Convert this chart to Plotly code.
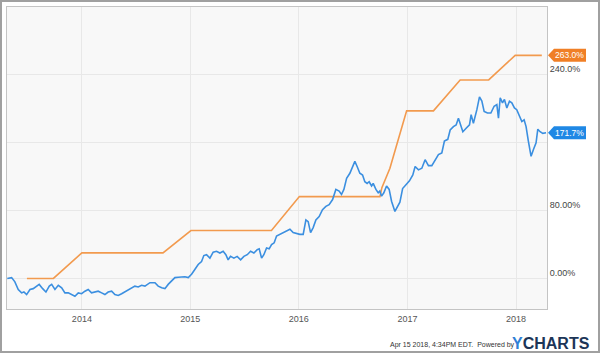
import pandas as pd
import plotly.graph_objects as go

# ---- data (decimal years, values in %) ----
blue_t = [
    2013.312, 2013.352, 2013.382, 2013.413, 2013.444, 2013.465, 2013.490, 2013.521, 2013.551, 2013.576,
    2013.606, 2013.638, 2013.668, 2013.699, 2013.721, 2013.751, 2013.782, 2013.813, 2013.843, 2013.874,
    2013.905, 2013.935, 2013.966, 2013.997, 2014.028, 2014.058, 2014.089, 2014.120, 2014.150, 2014.182,
    2014.212, 2014.242, 2014.274, 2014.304, 2014.335, 2014.366, 2014.396, 2014.427, 2014.458, 2014.488,
    2014.519, 2014.550, 2014.581, 2014.611, 2014.627, 2014.673, 2014.703, 2014.735, 2014.765, 2014.795,
    2014.827, 2014.857, 2014.888, 2014.919, 2014.949, 2014.980, 2015.011, 2015.041, 2015.072, 2015.103,
    2015.124, 2015.149, 2015.180, 2015.210, 2015.241, 2015.272, 2015.302, 2015.327, 2015.348, 2015.370,
    2015.401, 2015.431, 2015.463, 2015.493, 2015.524, 2015.555, 2015.585, 2015.616, 2015.634, 2015.656,
    2015.677, 2015.702, 2015.726, 2015.748, 2015.772, 2015.794, 2015.825, 2015.855, 2015.887, 2015.917,
    2015.947, 2015.979, 2016.009, 2016.040, 2016.065, 2016.086, 2016.108, 2016.132, 2016.157, 2016.187,
    2016.218, 2016.249, 2016.279, 2016.311, 2016.341, 2016.371, 2016.393, 2016.415, 2016.440, 2016.470,
    2016.495, 2016.516, 2016.537, 2016.562, 2016.587, 2016.608, 2016.629, 2016.648, 2016.670, 2016.685,
    2016.710, 2016.731, 2016.746, 2016.762, 2016.783, 2016.808, 2016.832, 2016.854, 2016.885, 2016.906,
    2016.931, 2016.956, 2016.986, 2017.017, 2017.048, 2017.069, 2017.100, 2017.131, 2017.161, 2017.192,
    2017.223, 2017.253, 2017.284, 2017.315, 2017.339, 2017.370, 2017.392, 2017.422, 2017.447, 2017.468,
    2017.490, 2017.509, 2017.539, 2017.570, 2017.585, 2017.606, 2017.638, 2017.662, 2017.684, 2017.705,
    2017.735, 2017.767, 2017.797, 2017.822, 2017.837, 2017.853, 2017.874, 2017.892, 2017.914, 2017.938,
    2017.960, 2017.984, 2018.006, 2018.030, 2018.053, 2018.074, 2018.092, 2018.113, 2018.138, 2018.160,
    2018.184, 2018.200, 2018.221, 2018.246, 2018.276,
]
blue_v = [
    0, 1, -4, -13, -17, -16, -19, -13, -12, -10,
    -7, -12, -16, -9, -7, -13, -8, -11, -17, -17,
    -19, -21, -17, -18, -15, -13, -17, -16, -15, -17,
    -19, -16, -15, -19, -20, -18, -16, -14, -11, -9,
    -10, -8, -9, -7, -5, -5, -9, -11, -12, -7,
    -3, 1, 1.5, 1.5, 2, 1, 5, 10.6, 16.5, 20,
    27, 28, 24, 31, 32, 30, 32, 28, 22, 26,
    24, 26, 22, 26, 28, 32, 30, 34, 35, 24,
    28, 36, 35, 40, 42, 50, 52, 54, 56, 58,
    54, 53, 52, 52, 69, 67, 54, 60, 69, 73,
    81, 85, 87, 93, 105, 103, 99, 105, 118, 124,
    132, 138, 132, 124, 122, 114, 112, 114, 109, 112,
    105, 101, 103, 97, 101, 109, 105, 91, 79, 85,
    90, 106, 110, 115, 122, 132, 128, 130, 140, 133,
    133, 140, 146, 148, 162, 164, 175, 179, 181, 189,
    179, 173, 177, 181, 193, 183, 199, 214, 209, 197,
    195, 195, 203, 205, 189, 213, 207, 211, 201, 209,
    207, 201, 199, 191, 185, 187, 179, 162, 144, 152,
    160, 176, 173, 171, 171.7,
]
orange_t = [2013.493, 2013.737, 2014.000, 2014.747, 2015.005, 2015.747, 2016.005, 2016.747,
            2016.765, 2016.839, 2016.993, 2017.238, 2017.484, 2017.747, 2017.991, 2018.237]
orange_v = [0, 0, 30.2, 30.2, 56.5, 56.5, 96.5, 96.5, 107, 130, 197.6, 197.6, 234, 234, 263, 263]

y_tickvals = [0, 80, 160, 240]
y_ticktext = ["0.00%", "80.00%", "", "240.0%"]
x_range = ["2013-04-24", "2018-04-15"]
y_range = [-36, 320]

blue_last_label = "171.7%"
orange_last_label = "263.0%"
footer_text = "Apr 15 2018, 4:34PM EDT.  Powered by"

BLUE = "#3b8fe0"
ORANGE = "#f29a4e"
FONT = "Liberation Sans"


def to_date(t):
    y = int(t)
    return pd.Timestamp(year=y, month=1, day=1) + pd.Timedelta(days=(t - y) * 365.25)


blue_x = [to_date(t) for t in blue_t]
orange_x = [to_date(t) for t in orange_t]

fig = go.Figure()
fig.add_trace(go.Scatter(x=orange_x, y=orange_v, mode="lines",
                         line=dict(color=ORANGE, width=1.6), hoverinfo="skip"))
fig.add_trace(go.Scatter(x=blue_x, y=blue_v, mode="lines",
                         line=dict(color=BLUE, width=1.6), hoverinfo="skip"))

L, R, T, B = 7, 547, 7, 309
W, H = 600, 353
pw, ph = R - L, B - T

fig.update_layout(
    width=W, height=H,
    margin=dict(l=L, r=W - R, t=T, b=H - B, pad=0),
    paper_bgcolor="white",
    plot_bgcolor="#f8f8f8",
    showlegend=False,
    font=dict(family=FONT, size=9, color="#555555"),
    xaxis=dict(
        type="date", range=x_range,
        tick0="2014-01-01", dtick="M12", tickformat="%Y",
        showgrid=True, gridcolor="#e8e8e8", gridwidth=1,
        showline=True, linecolor="#c4c4c4", linewidth=1, mirror=True,
        ticks="", zeroline=False,
        tickfont=dict(family=FONT, size=9, color="#555555"),
        ticklabelstandoff=1,
    ),
    yaxis=dict(
        range=y_range, side="right",
        tickvals=y_tickvals, ticktext=y_ticktext,
        showgrid=True, gridcolor="#e8e8e8", gridwidth=1,
        showline=True, linecolor="#c4c4c4", linewidth=1, mirror=True,
        ticks="", zeroline=False,
        tickfont=dict(family=FONT, size=9, color="#444444"),
        ticklabelshift=-6, ticklabelstandoff=0,
    ),
)

# value tags at the right edge
tag_path = "M 1,0 L 7,6.5 L 39,6.5 L 39,-6.5 L 7,-6.5 Z"
for val, lbl, col in [(orange_v[-1], orange_last_label, "#f07f26"),
                      (blue_v[-1], blue_last_label, "#1f88e5")]:
    fig.add_shape(type="path", xref="paper", yref="y",
                  xsizemode="pixel", ysizemode="pixel",
                  xanchor=1, yanchor=val, path=tag_path,
                  fillcolor=col, line=dict(width=0), layer="above")
    fig.add_annotation(x=1, y=val, xref="paper", yref="y", text=lbl,
                       showarrow=False, xanchor="center", xshift=22,
                       font=dict(family=FONT, size=8.5, color="white"))

# footer
fig.add_annotation(x=(517 - L) / pw, y=-(345 - B) / ph, xref="paper", yref="paper",
                   text=footer_text, showarrow=False, xanchor="right", yanchor="middle",
                   font=dict(family=FONT, size=7, color="#333333"))
fig.add_annotation(x=(592 - L) / pw, y=-(343 - B) / ph, xref="paper", yref="paper",
                   text="<b><span style='color:#2f7fd6'>Y</span>CHARTS</b>",
                   showarrow=False, xanchor="right", yanchor="middle",
                   font=dict(family=FONT, size=16, color="#1c3557"))

# outer frame
fig.add_shape(type="rect", xref="paper", yref="paper",
              x0=(1 - L) / pw, x1=(599 - L) / pw,
              y0=(B - 352) / ph, y1=(B - 1) / ph,
              line=dict(color="#a0a0a0", width=2), fillcolor="rgba(0,0,0,0)", layer="above")

fig.write_html("out.html")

+--

**Exercise prompt**: Give again exactly the lines running from the beginning of the material above through the line that contains "import plotly.graph_objects as go", and leave out every picture.

**Response for this exercise**:
Convert this chart to Plotly code.
import pandas as pd
import plotly.graph_objects as go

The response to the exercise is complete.